Recently, I was sitting in a Beit Midrash, as I often do, when I overheard two men talking about the issue of women wearing t’fillin. It is important to note that these men both affiliate as egalitarian Jews, and live in a sphere where women are encouraged, if not expected, to lay t’fillin. I would imagine that they would both call themselves feminists. Even so, it seemed, the question of women and t’fillin required further conversation. And I had to admit, it was jarring to hear myself—or at least, my gender—discussed in such objective terms, without any sense that perhaps it would be beneficial to ask me if I had any insights to add to the conversation.
As a woman who studies and teaches Talmud for a living, I try to stay away from talking about topics like “Women in the Talmud” or “A Woman’s Place in the Halakhic System.” I am a woman in what has traditionally been, and is still to a large extent, a man’s field. Consequently, I strive to avoid issues that will call more attention to my gender, pigeonholing me into being the woman who talks about women. However, in the past few weeks, I have come to wonder if this reticence is a mistake.
In the eternal conversation about how to reconcile halakha and modernity, attention inevitably turns back to the question of the place of women in the Jewish community. And each time, any number of smart, learned, thoughtful people—many of whom I count as my friends and colleagues—weigh in on the debate. However, there is one significant problem with this. In a large majority of cases, the people reflecting on the place for women in the Jewish community are men.
I would like to make a request of those smart, thoughtful men; my colleagues and teachers and friends: please stop.
My personal Jewish journey has had a number of iterations, taking me from highly affiliated egalitarian Judaism to a non-egalitarian Orthodox Judaism to a partnership minyan where I have been blessed to find a home for the last six years. When I became a Bat Mitzvah, my father gave me a set of t’fillin. For a period of a few years during and immediately following college, I wore them whenever I davened during the week. Now, when I daven multiple times every day, I do not wear them. However, they are still in my closet, and it is possible that the day will come when I will put them on each morning again. I’m sure that some of you think it was wrong for me to put them on in the first place, and that others of you think it was wrong of me to stop. That is fine; you are entitled to your opinions, just as I am entitled to mine.
What you are not entitled to do is tell me how I feel about those decisions, or try to make them for me. Do not assume I have not been thoughtful about them. Do not assume that I have not learned the sources. Do not assume that something you will tell me will make me suddenly change my mind. Instead, if you would like to know why I do or do not count myself in a minyan, or what it is like to be a woman in a religious man’s field, please ask, but only if it is from a place of legitimate curiosity. Only if you can trust yourself to remember that my religious choices are not yours to make. Otherwise, I ask you again: please stop.

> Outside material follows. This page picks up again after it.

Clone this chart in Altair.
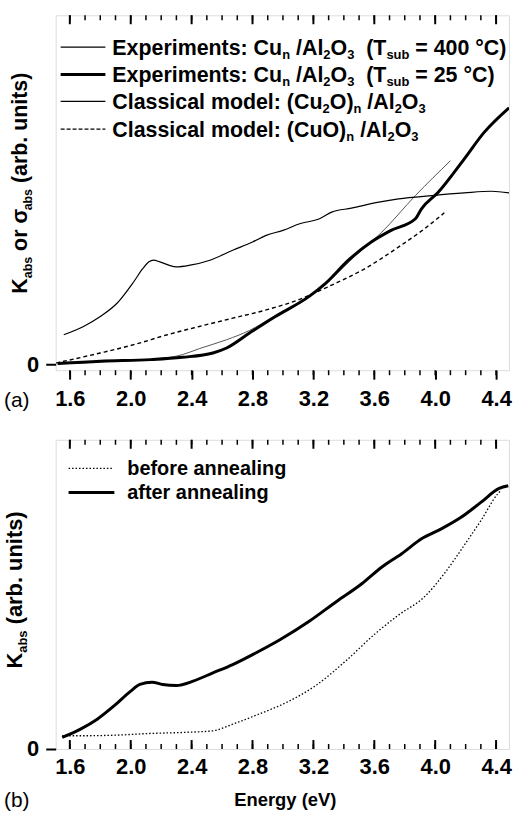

Please stop because, until it has happened to you, it is impossible to know what it is like to stand on the other side of the mechitza waiting for the tenth man to come when you have been in shul since it began. It is impossible to know what it feels like to question whether a community can exist which values both halakha and your inherent value as a human being. It is impossible to know what it is like to have someone comment on your outfit, every time, before they comment on the content of your shiur.
It is also impossible for you to know what it is like to help a woman have her first aliyah, and have her tell you that she finally feels like she has ownership over her tradition. It is impossible for you to know what it is like to have a 70-year-old tell you how she never thought she would live to see a woman teach Talmud in her community. It is impossible to know what it is like to be aware of your gender at all times, whether you want to be or not, for good and for bad, even when you are certain that your gender is far from the most interesting or significant thing about you. So please remember this. And please stop.
Please stop because, if we are going to value the women in our communities, we can only do so by acknowledging that no two of us are alike. There is no such thing as “the experience of being a Jewish woman.” I have chosen to be part of a community that values my leadership but does not count me in their minyan. For some of my female friends, the sight of a woman on the bimah is uncomfortable, whereas for others, the mechitza is equally so. What is comfortable or right or halakhically valid in the eyes of your sister or wife or daughter will not necessarily be thus for the woman sitting next to her.
Please stop assuming you know how we experience Judaism. Please stop telling us what to do, or that we cannot possibly feel marginalized, or that we absolutely are being oppressed by the system by which we live our lives. Do you want to know how we, the women in of the Jewish community, feel? Please don’t tell us. Please ask us. Otherwise, I will ask one more time: please stop.